**Problem details**
Leave out the pictures and repeat the data exactly.

START Data

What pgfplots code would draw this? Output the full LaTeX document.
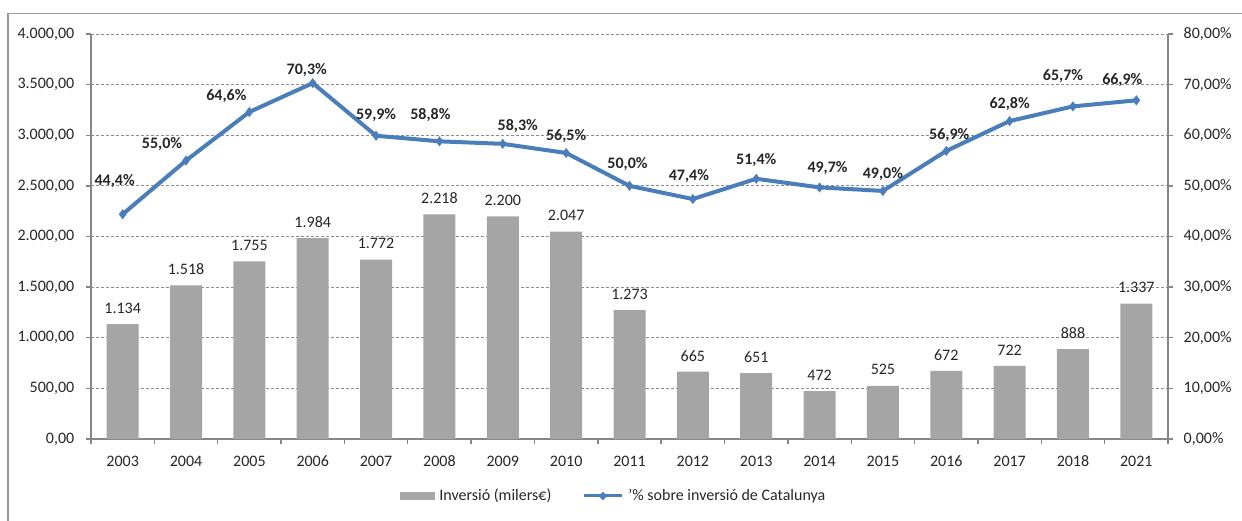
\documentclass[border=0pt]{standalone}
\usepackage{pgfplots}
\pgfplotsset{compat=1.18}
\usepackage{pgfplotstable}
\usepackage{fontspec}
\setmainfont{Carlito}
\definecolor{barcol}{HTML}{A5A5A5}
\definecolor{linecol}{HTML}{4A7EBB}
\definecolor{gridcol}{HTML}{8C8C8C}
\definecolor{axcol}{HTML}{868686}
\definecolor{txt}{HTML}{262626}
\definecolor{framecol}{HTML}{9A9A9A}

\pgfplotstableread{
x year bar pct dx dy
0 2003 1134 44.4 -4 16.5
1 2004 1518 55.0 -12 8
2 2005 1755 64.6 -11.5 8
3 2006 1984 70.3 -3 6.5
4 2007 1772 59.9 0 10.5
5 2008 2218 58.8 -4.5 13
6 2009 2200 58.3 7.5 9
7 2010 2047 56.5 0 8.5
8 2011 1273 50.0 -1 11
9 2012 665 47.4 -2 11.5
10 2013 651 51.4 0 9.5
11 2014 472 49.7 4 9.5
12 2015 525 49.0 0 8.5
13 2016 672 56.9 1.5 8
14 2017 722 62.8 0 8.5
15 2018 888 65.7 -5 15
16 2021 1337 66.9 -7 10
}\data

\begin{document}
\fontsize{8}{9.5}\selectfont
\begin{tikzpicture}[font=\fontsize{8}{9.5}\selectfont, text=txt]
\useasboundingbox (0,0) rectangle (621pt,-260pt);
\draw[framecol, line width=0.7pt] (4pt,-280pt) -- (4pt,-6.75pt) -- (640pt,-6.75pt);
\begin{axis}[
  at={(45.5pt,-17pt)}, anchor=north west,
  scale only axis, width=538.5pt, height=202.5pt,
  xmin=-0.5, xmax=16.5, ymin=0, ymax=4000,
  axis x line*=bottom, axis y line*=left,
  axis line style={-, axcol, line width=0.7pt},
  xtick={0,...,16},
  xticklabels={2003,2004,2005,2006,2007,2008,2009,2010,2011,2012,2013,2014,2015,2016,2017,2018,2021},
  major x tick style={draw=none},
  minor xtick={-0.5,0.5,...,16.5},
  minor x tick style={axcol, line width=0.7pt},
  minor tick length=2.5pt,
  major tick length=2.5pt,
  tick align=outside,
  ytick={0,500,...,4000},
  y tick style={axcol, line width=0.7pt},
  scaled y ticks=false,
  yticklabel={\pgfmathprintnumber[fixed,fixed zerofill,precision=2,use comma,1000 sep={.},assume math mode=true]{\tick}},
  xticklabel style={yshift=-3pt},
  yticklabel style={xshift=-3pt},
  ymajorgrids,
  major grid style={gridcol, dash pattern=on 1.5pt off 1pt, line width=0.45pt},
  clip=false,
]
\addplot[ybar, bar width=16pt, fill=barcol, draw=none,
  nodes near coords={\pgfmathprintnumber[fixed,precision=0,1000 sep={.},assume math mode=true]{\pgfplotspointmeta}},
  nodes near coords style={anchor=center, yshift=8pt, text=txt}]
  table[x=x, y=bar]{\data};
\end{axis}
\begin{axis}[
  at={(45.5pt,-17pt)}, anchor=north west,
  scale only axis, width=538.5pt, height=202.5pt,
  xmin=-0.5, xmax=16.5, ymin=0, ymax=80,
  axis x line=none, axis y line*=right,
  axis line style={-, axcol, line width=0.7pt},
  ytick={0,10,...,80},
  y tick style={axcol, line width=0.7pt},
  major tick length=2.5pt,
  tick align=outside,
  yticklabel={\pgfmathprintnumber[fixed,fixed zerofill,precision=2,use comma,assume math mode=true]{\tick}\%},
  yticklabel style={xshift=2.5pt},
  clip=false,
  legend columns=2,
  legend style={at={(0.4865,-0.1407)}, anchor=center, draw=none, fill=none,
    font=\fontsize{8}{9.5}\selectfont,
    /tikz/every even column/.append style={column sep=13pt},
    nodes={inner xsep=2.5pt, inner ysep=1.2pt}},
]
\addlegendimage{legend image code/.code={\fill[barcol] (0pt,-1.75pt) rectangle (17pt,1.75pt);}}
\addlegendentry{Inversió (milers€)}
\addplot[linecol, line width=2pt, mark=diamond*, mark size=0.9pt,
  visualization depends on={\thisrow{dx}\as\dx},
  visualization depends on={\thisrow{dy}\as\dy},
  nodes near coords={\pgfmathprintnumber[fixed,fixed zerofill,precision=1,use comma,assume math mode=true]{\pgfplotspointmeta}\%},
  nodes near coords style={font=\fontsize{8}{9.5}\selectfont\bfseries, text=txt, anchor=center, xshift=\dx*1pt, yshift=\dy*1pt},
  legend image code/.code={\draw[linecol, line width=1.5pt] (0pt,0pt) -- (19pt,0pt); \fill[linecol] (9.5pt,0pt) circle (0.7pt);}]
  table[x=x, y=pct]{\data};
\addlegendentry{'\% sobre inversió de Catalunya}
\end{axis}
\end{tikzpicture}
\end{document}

END Data

**Task response**
What pgfplots code would draw this? Output the full LaTeX document.
\documentclass[border=0pt]{standalone}
\usepackage{pgfplots}
\pgfplotsset{compat=1.18}
\usepackage{pgfplotstable}
\usepackage{fontspec}
\setmainfont{Carlito}
\definecolor{barcol}{HTML}{A5A5A5}
\definecolor{linecol}{HTML}{4A7EBB}
\definecolor{gridcol}{HTML}{8C8C8C}
\definecolor{axcol}{HTML}{868686}
\definecolor{txt}{HTML}{262626}
\definecolor{framecol}{HTML}{9A9A9A}

\pgfplotstableread{
x year bar pct dx dy
0 2003 1134 44.4 -4 16.5
1 2004 1518 55.0 -12 8
2 2005 1755 64.6 -11.5 8
3 2006 1984 70.3 -3 6.5
4 2007 1772 59.9 0 10.5
5 2008 2218 58.8 -4.5 13
6 2009 2200 58.3 7.5 9
7 2010 2047 56.5 0 8.5
8 2011 1273 50.0 -1 11
9 2012 665 47.4 -2 11.5
10 2013 651 51.4 0 9.5
11 2014 472 49.7 4 9.5
12 2015 525 49.0 0 8.5
13 2016 672 56.9 1.5 8
14 2017 722 62.8 0 8.5
15 2018 888 65.7 -5 15
16 2021 1337 66.9 -7 10
}\data

\begin{document}
\fontsize{8}{9.5}\selectfont
\begin{tikzpicture}[font=\fontsize{8}{9.5}\selectfont, text=txt]
\useasboundingbox (0,0) rectangle (621pt,-260pt);
\draw[framecol, line width=0.7pt] (4pt,-280pt) -- (4pt,-6.75pt) -- (640pt,-6.75pt);
\begin{axis}[
  at={(45.5pt,-17pt)}, anchor=north west,
  scale only axis, width=538.5pt, height=202.5pt,
  xmin=-0.5, xmax=16.5, ymin=0, ymax=4000,
  axis x line*=bottom, axis y line*=left,
  axis line style={-, axcol, line width=0.7pt},
  xtick={0,...,16},
  xticklabels={2003,2004,2005,2006,2007,2008,2009,2010,2011,2012,2013,2014,2015,2016,2017,2018,2021},
  major x tick style={draw=none},
  minor xtick={-0.5,0.5,...,16.5},
  minor x tick style={axcol, line width=0.7pt},
  minor tick length=2.5pt,
  major tick length=2.5pt,
  tick align=outside,
  ytick={0,500,...,4000},
  y tick style={axcol, line width=0.7pt},
  scaled y ticks=false,
  yticklabel={\pgfmathprintnumber[fixed,fixed zerofill,precision=2,use comma,1000 sep={.},assume math mode=true]{\tick}},
  xticklabel style={yshift=-3pt},
  yticklabel style={xshift=-3pt},
  ymajorgrids,
  major grid style={gridcol, dash pattern=on 1.5pt off 1pt, line width=0.45pt},
  clip=false,
]
\addplot[ybar, bar width=16pt, fill=barcol, draw=none,
  nodes near coords={\pgfmathprintnumber[fixed,precision=0,1000 sep={.},assume math mode=true]{\pgfplotspointmeta}},
  nodes near coords style={anchor=center, yshift=8pt, text=txt}]
  table[x=x, y=bar]{\data};
\end{axis}
\begin{axis}[
  at={(45.5pt,-17pt)}, anchor=north west,
  scale only axis, width=538.5pt, height=202.5pt,
  xmin=-0.5, xmax=16.5, ymin=0, ymax=80,
  axis x line=none, axis y line*=right,
  axis line style={-, axcol, line width=0.7pt},
  ytick={0,10,...,80},
  y tick style={axcol, line width=0.7pt},
  major tick length=2.5pt,
  tick align=outside,
  yticklabel={\pgfmathprintnumber[fixed,fixed zerofill,precision=2,use comma,assume math mode=true]{\tick}\%},
  yticklabel style={xshift=2.5pt},
  clip=false,
  legend columns=2,
  legend style={at={(0.4865,-0.1407)}, anchor=center, draw=none, fill=none,
    font=\fontsize{8}{9.5}\selectfont,
    /tikz/every even column/.append style={column sep=13pt},
    nodes={inner xsep=2.5pt, inner ysep=1.2pt}},
]
\addlegendimage{legend image code/.code={\fill[barcol] (0pt,-1.75pt) rectangle (17pt,1.75pt);}}
\addlegendentry{Inversió (milers€)}
\addplot[linecol, line width=2pt, mark=diamond*, mark size=0.9pt,
  visualization depends on={\thisrow{dx}\as\dx},
  visualization depends on={\thisrow{dy}\as\dy},
  nodes near coords={\pgfmathprintnumber[fixed,fixed zerofill,precision=1,use comma,assume math mode=true]{\pgfplotspointmeta}\%},
  nodes near coords style={font=\fontsize{8}{9.5}\selectfont\bfseries, text=txt, anchor=center, xshift=\dx*1pt, yshift=\dy*1pt},
  legend image code/.code={\draw[linecol, line width=1.5pt] (0pt,0pt) -- (19pt,0pt); \fill[linecol] (9.5pt,0pt) circle (0.7pt);}]
  table[x=x, y=pct]{\data};
\addlegendentry{'\% sobre inversió de Catalunya}
\end{axis}
\end{tikzpicture}
\end{document}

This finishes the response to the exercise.